Source data:
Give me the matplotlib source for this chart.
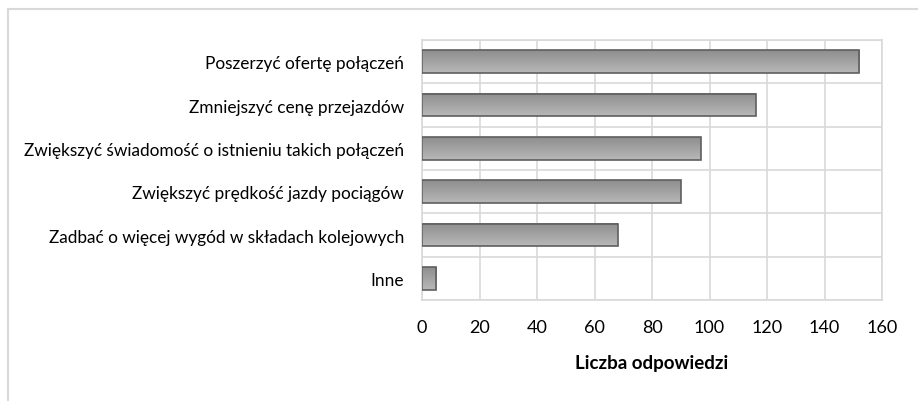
# wykres słupkowy poziomy - liczba odpowiedzi
import numpy as np
import matplotlib.pyplot as plt
from matplotlib.patches import Rectangle
from matplotlib.colors import LinearSegmentedColormap

# dane
kategorie = [
    "Poszerzyć ofertę połączeń",
    "Zmniejszyć cenę przejazdów",
    "Zwiększyć świadomość o istnieniu takich połączeń",
    "Zwiększyć prędkość jazdy pociągów",
    "Zadbać o więcej wygód w składach kolejowych",
    "Inne",
]
wartosci = [152, 116, 97, 90, 68, 5]
ticki = [0, 20, 40, 60, 80, 100, 120, 140, 160]

plt.rcParams['font.family'] = ['Lato', 'DejaVu Sans']

fig = plt.figure(figsize=(9.18, 4.02), dpi=100)
ax = fig.add_axes([0.4597, 0.2512, 0.5011, 0.6468])

# ramka wykresu
fig.patches.append(Rectangle((8 / 918, -0.1), 1.2, (402 - 10) / 402 + 0.1,
                             transform=fig.transFigure, fill=False,
                             edgecolor='#d9d9d9', linewidth=1.5))

y = np.arange(len(kategorie))
wys = 0.52
bary = ax.barh(y, wartosci, height=wys, color='none', edgecolor='#5f5f5f',
               linewidth=1.2, zorder=3)

# gradient w słupkach
grad = np.linspace(0, 1, 100).reshape(-1, 1)
cm = LinearSegmentedColormap.from_list('g', ['#b8b8b8', '#8e8e8e'])
for b in bary:
    x0, y0 = b.get_x(), b.get_y()
    w, h = b.get_width(), b.get_height()
    ax.imshow(grad, cmap=cm, aspect='auto',
              extent=(x0, x0 + w, y0, y0 + h), origin='upper', zorder=2)

ax.set_xlim(0, 160)
ax.set_ylim(len(kategorie) - 0.5, -0.5)
ax.set_xticks(ticki)
ax.set_xticklabels([str(t) for t in ticki], fontsize=13)
ax.set_yticks(y)
ax.set_yticklabels(kategorie, fontsize=12.4)
ax.tick_params(axis='y', length=0, pad=13)
ax.tick_params(axis='x', length=0, pad=14)

# siatka
ax.set_yticks(np.arange(-0.5, len(kategorie), 1), minor=True)
ax.grid(axis='x', color='#d9d9d9', linewidth=1.2, zorder=0)
ax.grid(axis='y', which='minor', color='#d9d9d9', linewidth=1.2, zorder=0)
ax.grid(axis='y', which='major', visible=False)
ax.tick_params(which='minor', length=0)
for s in ax.spines.values():
    s.set_color('#d9d9d9')
    s.set_linewidth(1.2)

ax.set_xlabel("Liczba odpowiedzi", fontsize=13.5, fontweight='bold', labelpad=13)

fig.savefig("out.png", dpi=100)
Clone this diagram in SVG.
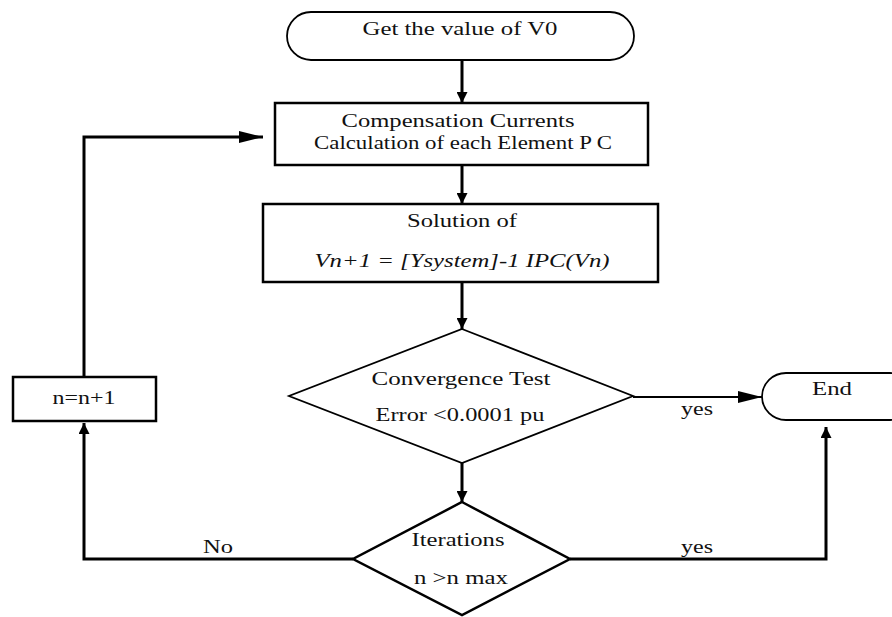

Your goal:
Every record above should be written out again exactly; the pictures stay out of the copy.

The reply:
Give me the matplotlib source for this chart.
# wykres słupkowy poziomy - liczba odpowiedzi
import numpy as np
import matplotlib.pyplot as plt
from matplotlib.patches import Rectangle
from matplotlib.colors import LinearSegmentedColormap

# dane
kategorie = [
    "Poszerzyć ofertę połączeń",
    "Zmniejszyć cenę przejazdów",
    "Zwiększyć świadomość o istnieniu takich połączeń",
    "Zwiększyć prędkość jazdy pociągów",
    "Zadbać o więcej wygód w składach kolejowych",
    "Inne",
]
wartosci = [152, 116, 97, 90, 68, 5]
ticki = [0, 20, 40, 60, 80, 100, 120, 140, 160]

plt.rcParams['font.family'] = ['Lato', 'DejaVu Sans']

fig = plt.figure(figsize=(9.18, 4.02), dpi=100)
ax = fig.add_axes([0.4597, 0.2512, 0.5011, 0.6468])

# ramka wykresu
fig.patches.append(Rectangle((8 / 918, -0.1), 1.2, (402 - 10) / 402 + 0.1,
                             transform=fig.transFigure, fill=False,
                             edgecolor='#d9d9d9', linewidth=1.5))

y = np.arange(len(kategorie))
wys = 0.52
bary = ax.barh(y, wartosci, height=wys, color='none', edgecolor='#5f5f5f',
               linewidth=1.2, zorder=3)

# gradient w słupkach
grad = np.linspace(0, 1, 100).reshape(-1, 1)
cm = LinearSegmentedColormap.from_list('g', ['#b8b8b8', '#8e8e8e'])
for b in bary:
    x0, y0 = b.get_x(), b.get_y()
    w, h = b.get_width(), b.get_height()
    ax.imshow(grad, cmap=cm, aspect='auto',
              extent=(x0, x0 + w, y0, y0 + h), origin='upper', zorder=2)

ax.set_xlim(0, 160)
ax.set_ylim(len(kategorie) - 0.5, -0.5)
ax.set_xticks(ticki)
ax.set_xticklabels([str(t) for t in ticki], fontsize=13)
ax.set_yticks(y)
ax.set_yticklabels(kategorie, fontsize=12.4)
ax.tick_params(axis='y', length=0, pad=13)
ax.tick_params(axis='x', length=0, pad=14)

# siatka
ax.set_yticks(np.arange(-0.5, len(kategorie), 1), minor=True)
ax.grid(axis='x', color='#d9d9d9', linewidth=1.2, zorder=0)
ax.grid(axis='y', which='minor', color='#d9d9d9', linewidth=1.2, zorder=0)
ax.grid(axis='y', which='major', visible=False)
ax.tick_params(which='minor', length=0)
for s in ax.spines.values():
    s.set_color('#d9d9d9')
    s.set_linewidth(1.2)

ax.set_xlabel("Liczba odpowiedzi", fontsize=13.5, fontweight='bold', labelpad=13)

fig.savefig("out.png", dpi=100)
Clone this diagram in SVG.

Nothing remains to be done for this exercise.